(1921) Destiny

This is a pretty early film in Fritz Lang’s career and it’s also one that I’ve never heard mentioned, ever. That’s strange to me because it’s a beautiful film with breathtaking visuals.

I mean breathtaking not just in the photography but the editing is simply timeless. We always talk about films being ahead of their time but I didn’t even believe some of the cropping and fading effects even existed in the silent film era.

Definitely just go watch this one. I’m always upfront with how digestible silent films are and this was actually an easy watch, relatively.



(1964) Kwaidan

Early Japanese horror films always seem to have this in common but Kwaidan is some of the most aesthetically pleasing films I’ve seen from this era. Everything from the set designs to the incredible light, it’s all wonderful.

This is an anthology but rather than dissect each segment I’d rather just speak on the film as a whole. All four stories really encapsulate a sort of morbid beauty and tend to compliment on another over the course of the three-hour long movie.

I love all four stories but the first one, Black Hair, is the strongest I believe. It’s actually very creepy which I rarely get from older films.

Definitely check this one out if my description sparked even the smallest amount of curiosity.


(1973) The Hourglass Sanatorium

This film really taps into my weakness for visually immersive, surrealism horror. It’s psychedelic and dreamlike; the fluidity of the pacing alone is worth merit.

That said, the film was grating to endure and not because of difficult subject matter but more so, it’s just overflowing with so much pretentious and seemingly random bullshit. You find yourself scrambling to piece together metaphors or some kind of tangible timeline. It’s seriously pretty unenjoyable after the first hour or so.

I did not enjoy it.


(2018) Annihilation

Annihilation is a truly thought provoking film that seems to bridge multiple genres. I found it best to go in with zero knowledge and no expectations.

In terms of boldness and boundary stretching sci-fi, this film reminded me a lot of Tarkovsky’s Stalker. It’s challenging and tedious at times but that’s all part of building this whole new world. One of the most fantastic elements of the film is that as a viewer, you’re actually unfolding the mystery along with the characters.

It’s one of the best sci-fi films I’ve seen in a long time. The movie is incredibly balanced, mind-bending and original. I just can’t see someone not enjoying this.


(1978) Beauty and the Beast

I can safely say, after hours of scouring the internet for this film as well as it having only ~700 reviews on iMDD, it’s fairly obscure. If you’re in the mood for some seriously odd but stylish Czech horror, I encourage you to hunt it down.
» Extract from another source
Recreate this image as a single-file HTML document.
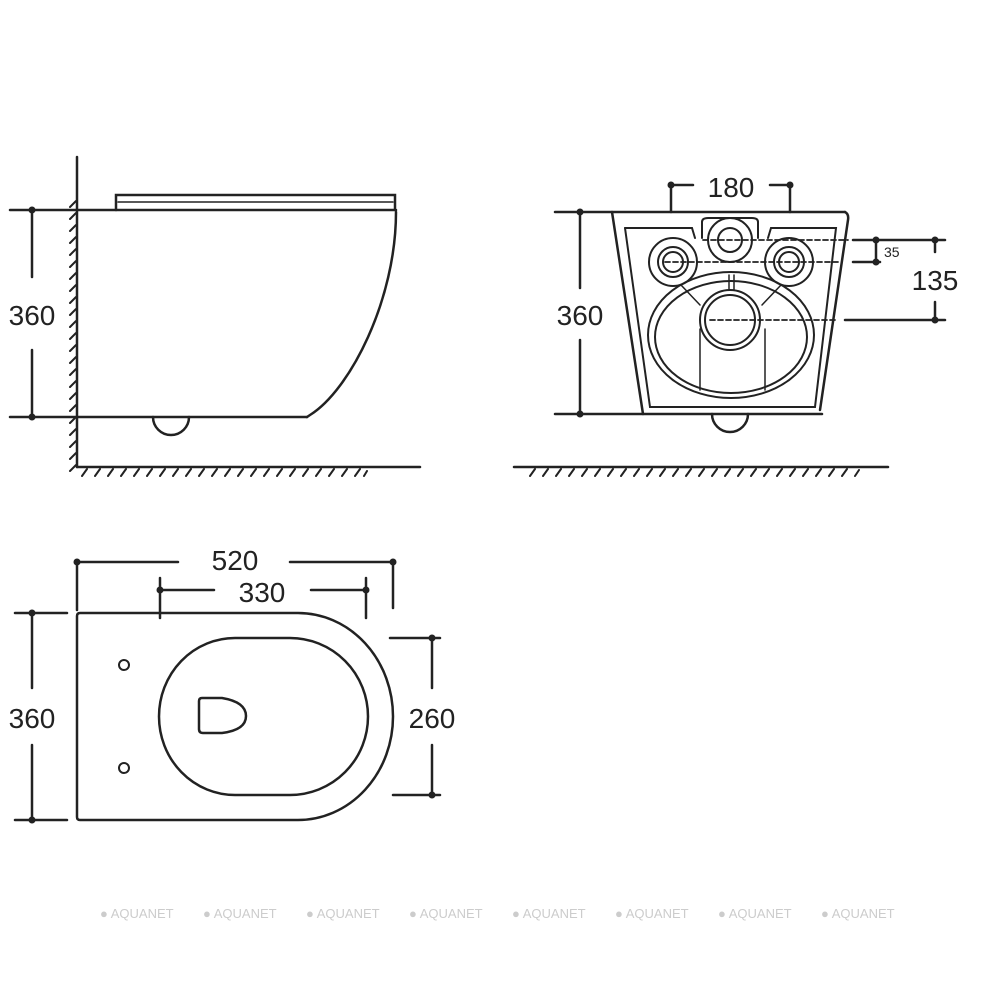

It’s basically a creative, gothic retelling of the classic story of, you guessed it, Beauty and the Beast. The film is delightfully rough and gritty, lending to these beautifully dark landscapes. Bold, theater worthy performances lend a whimsical balance and the whole package ends up being something really unique.
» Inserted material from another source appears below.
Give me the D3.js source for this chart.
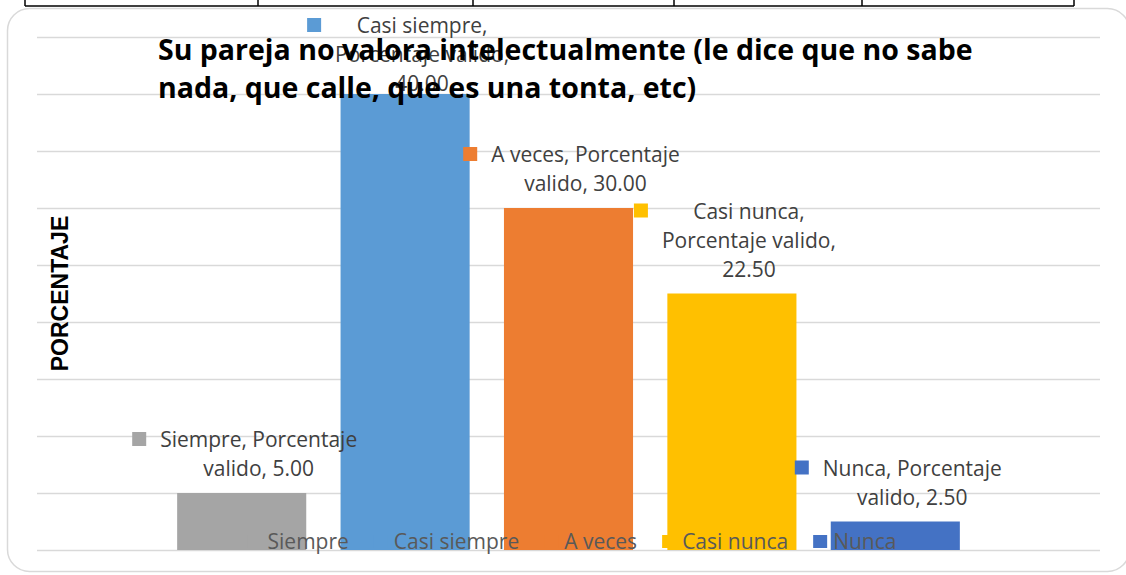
<!DOCTYPE html>
<html lang="es">
    <head>
        <meta charset="utf-8">
        <title>Su pareja no valora intelectualmente</title>
        <script type="text/javascript" src="https://d3js.org/d3.v7.min.js"></script>
        <style type="text/css">
            body { margin: 0; background: #fff; }
            svg { display: block; }
        </style>
    </head>
    <body>
        <script type="text/javascript">

            const width = 1126;
            const height = 575;

            // chart data
            const categories = ["Siempre", "Casi siempre", "A veces", "Casi nunca", "Nunca"];
            const values = [5.0, 40.0, 30.0, 22.5, 2.5];
            const colors = ["#A5A5A5", "#5B9BD5", "#ED7D31", "#FFC000", "#4472C4"];
            const labelLines = [
                ["Siempre, Porcentaje", "valido, 5.00"],
                ["Casi siempre,", "Porcentaje valido,", "40.00"],
                ["A veces, Porcentaje", "valido, 30.00"],
                ["Casi nunca,", "Porcentaje valido,", "22.50"],
                ["Nunca, Porcentaje", "valido, 2.50"]
            ];
            const titleLines = [
                "Su pareja no valora intelectualmente (le dice que no sabe",
                "nada, que calle, que es una tonta, etc)"
            ];
            const yTitle = "PORCENTAJE";
            const yMax = 45;
            // the document table edge above the chart
            const tableCols = [25, 258, 473, 674, 862, 1074];

            const font = "'Open Sans', Lato, sans-serif";

            const dataset = categories.map((c, i) => ({
                cat: c, value: values[i], color: colors[i], lines: labelLines[i]
            }));

            const xScale = d3.scaleBand()
                            .domain(categories)
                            .range([160, 977])
                            .paddingInner(0.21)
                            .paddingOuter(0.105);

            const yScale = d3.scaleLinear()
                            .domain([0, yMax])
                            .range([550, 37]);

            const svg = d3.select("body")
                        .append("svg")
                        .attr("width", width)
                        .attr("height", height);

            // table lines at the top of the page
            svg.append("line")
                .attr("x1", tableCols[0]).attr("x2", tableCols[tableCols.length - 1])
                .attr("y1", 6).attr("y2", 6)
                .attr("stroke", "#000").attr("stroke-width", 1.5);
            svg.selectAll(".tcol")
                .data(tableCols)
                .enter()
                .append("line")
                .attr("x1", d => d).attr("x2", d => d)
                .attr("y1", 0).attr("y2", 6)
                .attr("stroke", "#000").attr("stroke-width", 1.5);

            // chart frame
            svg.append("rect")
                .attr("x", 7.5).attr("y", 8.5)
                .attr("width", 1122).attr("height", 563)
                .attr("rx", 22)
                .attr("fill", "#fff")
                .attr("stroke", "#d9d9d9")
                .attr("stroke-width", 1.5);

            // gridlines
            svg.append("g")
                .selectAll("line")
                .data(yScale.ticks(9))
                .enter()
                .append("line")
                .attr("x1", 37).attr("x2", 1100)
                .attr("y1", d => Math.round(yScale(d)) + 0.5)
                .attr("y2", d => Math.round(yScale(d)) + 0.5)
                .attr("stroke", "#d9d9d9")
                .attr("stroke-width", 1.5);

            // bars
            svg.append("g")
                .selectAll("rect")
                .data(dataset)
                .enter()
                .append("rect")
                .attr("x", d => xScale(d.cat))
                .attr("y", d => yScale(d.value))
                .attr("width", xScale.bandwidth())
                .attr("height", d => yScale(0) - yScale(d.value))
                .attr("fill", d => d.color);

            // legend (sits on the axis line)
            const legend = svg.append("g");
            const items = legend.selectAll("g")
                .data(dataset)
                .enter()
                .append("g");
            items.append("rect")
                .attr("width", 14).attr("height", 13)
                .attr("y", 535)
                .attr("fill", d => d.color);
            items.append("text")
                .attr("y", 549)
                .attr("font-family", font)
                .attr("font-size", "21px")
                .attr("fill", "#595959")
                .text(d => d.cat);
            let widths = [];
            items.each(function () {
                widths.push(d3.select(this).select("text").node().getComputedTextLength());
            });
            const gap = 25;
            const total = d3.sum(widths) + widths.length * 20 + (widths.length - 1) * gap;
            let lx = 572 - total / 2;
            items.each(function (d, i) {
                const g = d3.select(this);
                g.select("rect").attr("x", lx);
                g.select("text").attr("x", lx + 20);
                lx += 20 + widths[i] + gap;
            });

            // data labels
            const lineH = 29;
            const labels = svg.append("g")
                .selectAll("g")
                .data(dataset)
                .enter()
                .append("g");
            labels.each(function (d) {
                const g = d3.select(this);
                const cx = xScale(d.cat) + xScale.bandwidth() / 2 + 17;
                let first = yScale(d.value) - 17 - (d.lines.length - 1) * lineH;
                first = Math.max(first, 33);
                const txt = g.append("text")
                    .attr("font-family", font)
                    .attr("font-size", "21px")
                    .attr("fill", "#404040")
                    .attr("text-anchor", "middle");
                txt.selectAll("tspan")
                    .data(d.lines)
                    .enter()
                    .append("tspan")
                    .attr("x", cx)
                    .attr("y", (l, j) => first + j * lineH)
                    .text(l => l);
                let maxW = 0;
                txt.selectAll("tspan").each(function () {
                    maxW = Math.max(maxW, this.getComputedTextLength());
                });
                g.insert("rect", "text")
                    .attr("x", cx - maxW / 2 - 14 - 14)
                    .attr("y", first - 15)
                    .attr("width", 14).attr("height", 14)
                    .attr("fill", d.color);
            });

            // title
            svg.append("text")
                .attr("font-family", font)
                .attr("font-weight", "bold")
                .attr("font-size", "28.5px")
                .attr("fill", "#000")
                .selectAll("tspan")
                .data(titleLines)
                .enter()
                .append("tspan")
                .attr("x", 158)
                .attr("y", (d, i) => 60 + i * 37.5)
                .text(d => d);

            // y axis title
            svg.append("text")
                .attr("transform", "translate(68,293.5) rotate(-90)")
                .attr("text-anchor", "middle")
                .attr("font-family", "'Liberation Sans', Arial, sans-serif")
                .attr("font-weight", "bold")
                .attr("font-size", "23px")
                .attr("fill", "#000")
                .text(yTitle);

        </script>
    </body>
</html>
I really loved how ambiguity of the supernatural elements, to me it added a certain level of maturity and thoughtfulness to the simple messages that are typically relayed with classic tales.

That’s basically it, go seek this one out.


(1944) The Uninvited

It’s crazy to hear people talk about this being ultra scary or timelessly thrilling. It’s not only funny now but I imagine it was funny back then too.

The character relationships are comically whimsical and coupled with the upbeat score, I didn’t get really any “scary” vibe from it. It’s an aspect I didn’t hate though, it’s really what this film is about, the characters.

The paranormal effects were legitimately impressive too, seriously timeless. I think about the way Hitchcock did The Birds and this film from the 40’s is a prime example of what kind of effects age.

So yeah, props to the things I mentioned but all-in-all, it’s a bit boring for my tastes. It’s not bad, I just don’t care for it much.